LOS ANGELES — Following a series of high-profile controversies and arrests involving star Ezra Miller, editors of the upcoming DC Extended Universe film The Flash are frantically trying to reshape the narrative to make the titular star into the antagonist of the film.
“Fuck, man,” said Paul Machliss, editor of The Flash, after reading the new Rolling Stone report about the allegations that Miller is keeping three children in an unsafe environment littered with guns and loose bullets, which comes just two months after Miller was arrested for throwing a chair at a woman, which came just weeks after being arrested at a bar and charged with harassment and disorderly conduct, which came just a year after video surfaced of Miller choking a woman in Sweden. “What the fuck is going on? Do you know what they’ve asked me to do? I’m supposed to make The Flash the villain of The Flash. I’m ruined! Ironically, I can’t believe how fast this all happened.”

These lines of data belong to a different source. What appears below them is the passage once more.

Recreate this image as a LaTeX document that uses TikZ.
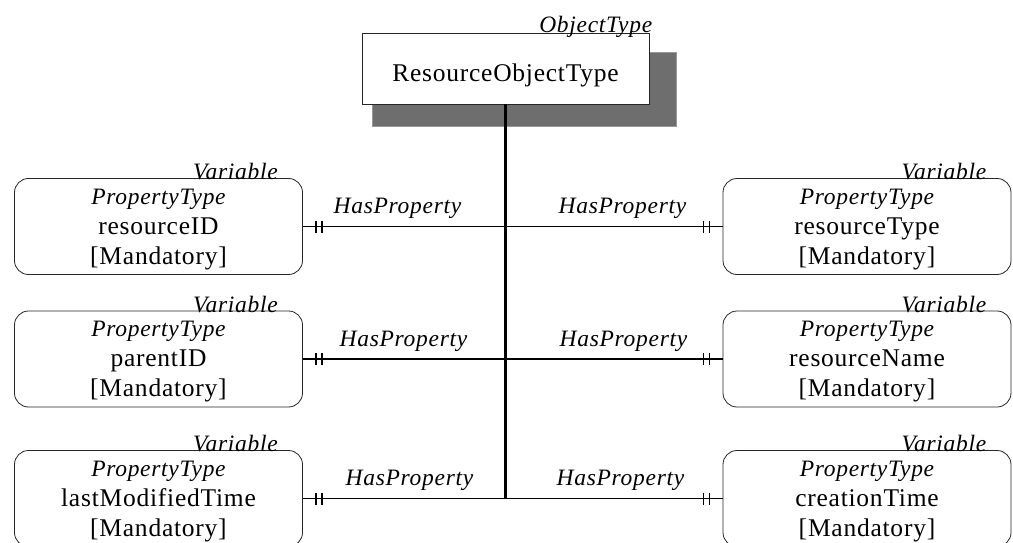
\documentclass[tikz,border=0pt]{standalone}
\usepackage{fontspec}
\setmainfont{Liberation Serif}[LetterSpace=3]
\usetikzlibrary{calc}

\newcommand\itfont{\fontsize{23.5}{30}\selectfont\itshape}

\tikzset{
  base font/.style={font=\fontsize{25.5}{30}\selectfont},
  objbox/.style={base font, draw=black!85, line width=0.8pt, fill=white,
    minimum width=287pt, minimum height=71pt, inner sep=0pt,
    text height=26pt, text depth=0pt},
  objshadow/.style={fill=black!57, draw=black!40, line width=0.8pt},
  varbox/.style={draw=black!85, line width=0.8pt, fill=white,
    rounded corners=14pt, minimum width=288pt, minimum height=96pt, inner sep=0pt},
  vartext/.style={base font, align=center, inner sep=0pt},
  stereo/.style={font=\itfont, anchor=base east, inner sep=0pt},
  rellabel/.style={font=\itfont, anchor=base, inner sep=0pt},
  spine/.style={line width=2.4pt},
  relline/.style={line width=1.5pt},
  tick/.style={line width=1.4pt},
}

% double bar drawn on a connector, #1 = box anchor, #2 = direction (+1 right, -1 left)
\newcommand\mandticks[2]{%
  \draw[tick] ($(#1)+(#2*13,-6)$) -- ++(0,12);
  \draw[tick] ($(#1)+(#2*19,-6)$) -- ++(0,12);
}

% property box with its stereotype and three text lines
\newcommand\propbox[3]{%
  \node[varbox] (#1) at (#2) {};
  \node[vartext] (#1t) at ($(#1.center)+(0,3)$) {{\itfont PropertyType}\\#3\\{[Mandatory]}};
  \node[stereo] (#1v) at ($(#1.north east)+(-25,1.5)$) {Variable};
}

\begin{document}
\begin{tikzpicture}[x=1pt,y=-1pt]
  \useasboundingbox (0,0) rectangle (1013,543);

  % object type with its drop shadow
  \fill[objshadow] (372,52) rectangle (676,126);
  \node[objbox] (obj) at (505.5,68.5) {ResourceObjectType};
  \node[stereo] (objst) at ($(obj.north east)+(3,0)$) {ObjectType};

  % property boxes
  \propbox{L1}{158.5,226.5}{resourceID}
  \propbox{R1}{867,226.5}{resourceType}
  \propbox{L2}{158.5,359}{parentID}
  \propbox{R2}{867,359}{resourceName}
  \propbox{L3}{158.5,498.5}{lastModifiedTime}
  \propbox{R3}{867,498.5}{creationTime}

  % junctions on the spine
  \coordinate (j1) at (obj.south |- L1.east);
  \coordinate (j2) at (obj.south |- L2.east);
  \coordinate (j3) at (obj.south |- L3.east);

  \draw[spine] (obj.south) -- (j3);

  \foreach \r in {1,2,3} {
    \draw[relline] (L\r.east) -- (j\r);
    \draw[relline] (j\r) -- (R\r.west);
    \mandticks{L\r.east}{1}
    \mandticks{R\r.west}{-1}
  }

  % relation names
  \node[rellabel] (h1l) at ($(j1)+(-108,-13)$) {HasProperty};
  \node[rellabel] (h1r) at ($(j1)+(117,-13)$)  {HasProperty};
  \node[rellabel] (h2l) at ($(j2)+(-102,-13)$) {HasProperty};
  \node[rellabel] (h2r) at ($(j2)+(118,-13)$)  {HasProperty};
  \node[rellabel] (h3l) at ($(j3)+(-96,-13)$)  {HasProperty};
  \node[rellabel] (h3r) at ($(j3)+(115,-13)$)  {HasProperty};
\end{tikzpicture}
\end{document}
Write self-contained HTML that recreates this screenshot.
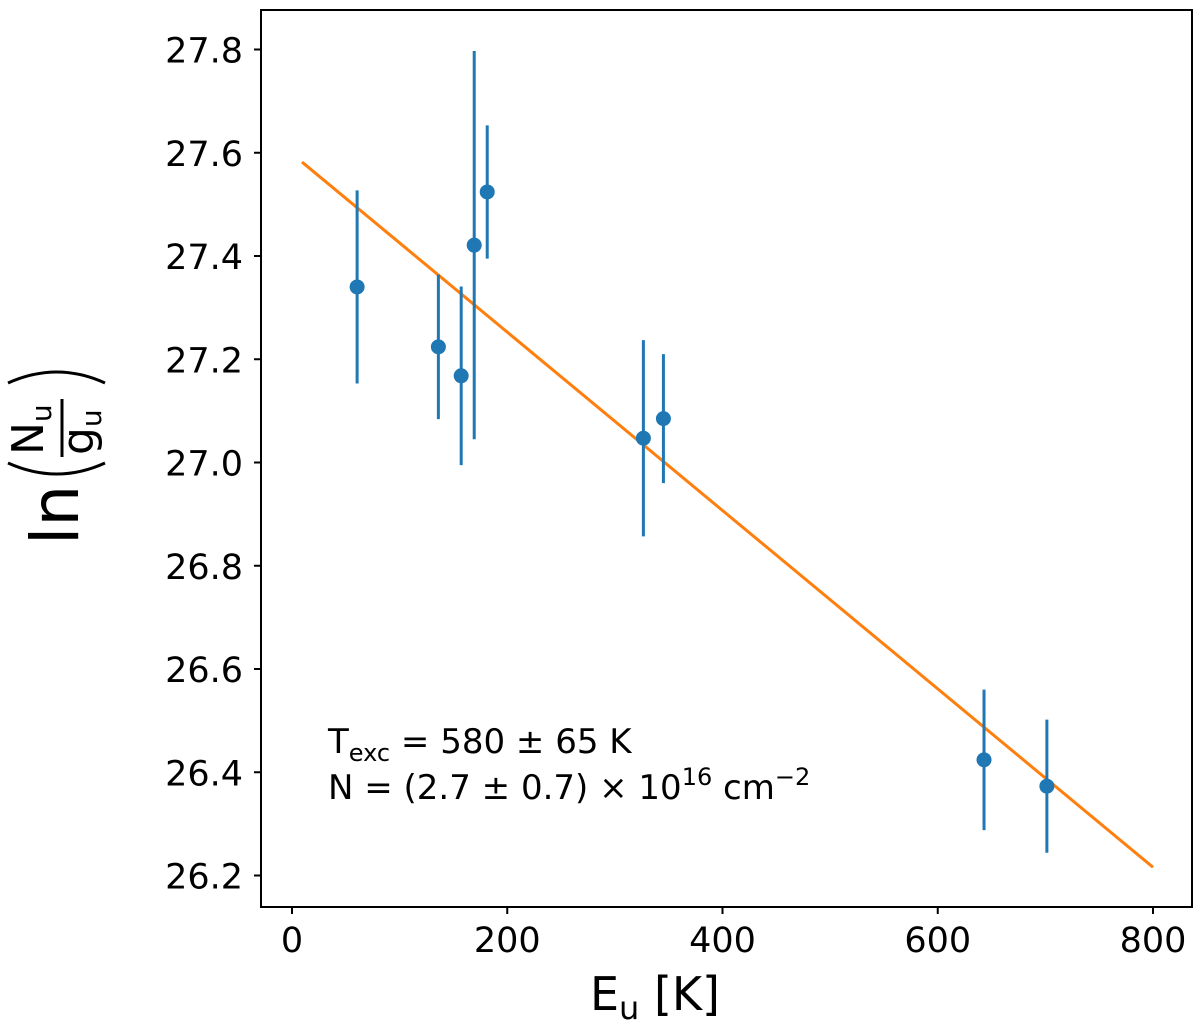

Despite the negative morale surrounding the project’s new direction, DC executives were optimistic that the film could be salvaged with a little reworking of the story.
“There are always going to be obstacles to making a tentpole picture, even one with a well known character like The Flash,” said Walter Hamada, President of DC Films. “Sometimes one of your actors can’t shave their mustache. Sometimes, just as another random example, the star of one of your biggest upcoming movies seemingly decides to just do any fucked up thing they could think of for an entire year. Obstacles like that, you know? Nevertheless, we’re thinking we can whack something together here where The Flash is actually the bad guy. Good thing we ripped off the Spider-Man movie and are rounding old Batman’s for this one.”
Many have speculated that it might be best to leave the film as is and part ways with Miller moving forward.
“Look, we understand you started planning this movie and cast them as The Flash years before all of this shit,” said Brianne Cunningham, a DCEU fan. “But you can’t keep this gig and act that way. I think you should just turn The Flash into a bad guy somehow and maybe the Justice League can beat him up for an hour and a half. That sounds pretty good, to be honest.”
At press time, executives at Warner Bros. were reportedly mulling over if anyone would care or notice if they just played the 1966 Batman movie in showings of The Flash.